Small platforms with villas would be aligned to the path of the stars of the Sirius, or Rua faupapa, star system, according to the plans.
Larger platforms with mixed-use buildings aligned to the celestial pillar Pou, starting from the main platform, the "star headlight" or Ta'urua, and ending by the guide star Avei'a, passing through the zenith of the floating island.
Other elements of navigation were taken into account in the urban planning.
The larger platforms would be oriented according to the prevailing wind direction, in order to create calmer wave conditions behind them.
The project aims to include Polynesian culture in the design and detailing of buildings and other structures.
Local construction techniques and materials would be blended with modern technologies to fulfil contemporary needs while preserving continuity with tradition.
Speaking in November, Joe Quirk, president of the Seasteading Institute, said he wanted to see "thousands" of rogue floating cities by 2050, each of them "offering different ways of governance".
"Governments just don't get better," Quirk told the New York Times.
"They're stuck in previous centuries.
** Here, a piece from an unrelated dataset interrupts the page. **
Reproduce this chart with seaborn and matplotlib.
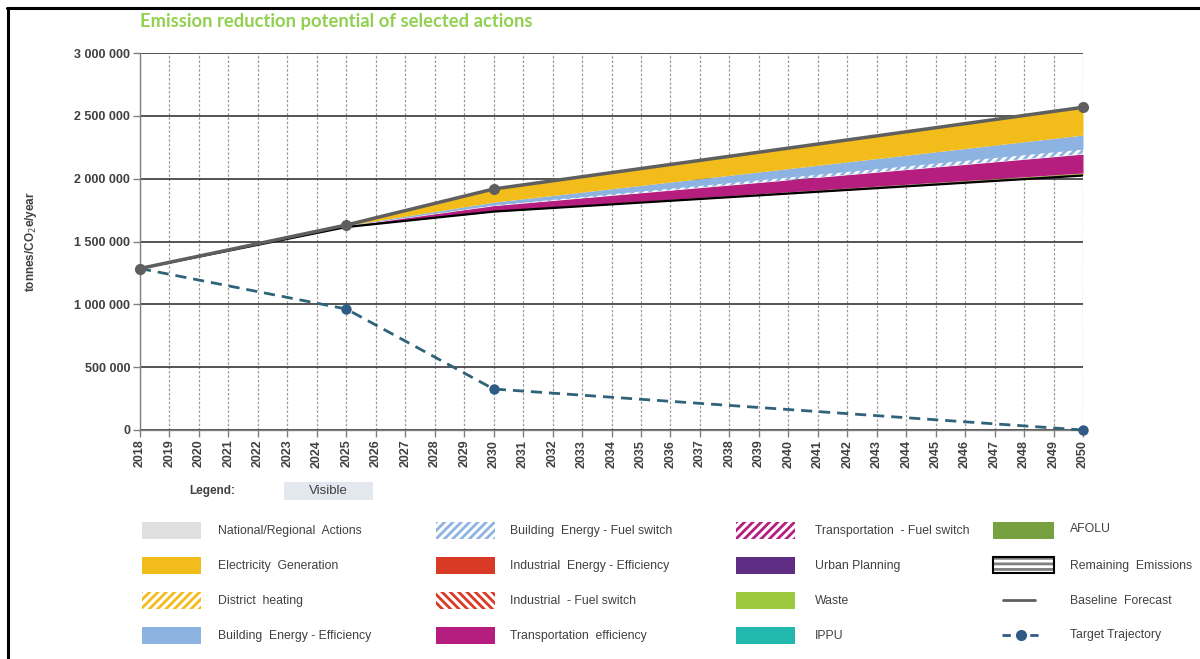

That's because land incentives a violent monopoly to control it."
First revealed in January, the plans have been approved by the French Polynesian government, which is now creating a special economic zone so the floating nation can operate under its own trade laws.
The tiny nation, a collection of 118 islands in the southern Pacific with a population just over 200,000, has granted the Seasteading Institute 100 acres of beachfront to operate from.
French Polynesia is interested in the project as the area is at risk from rising sea levels.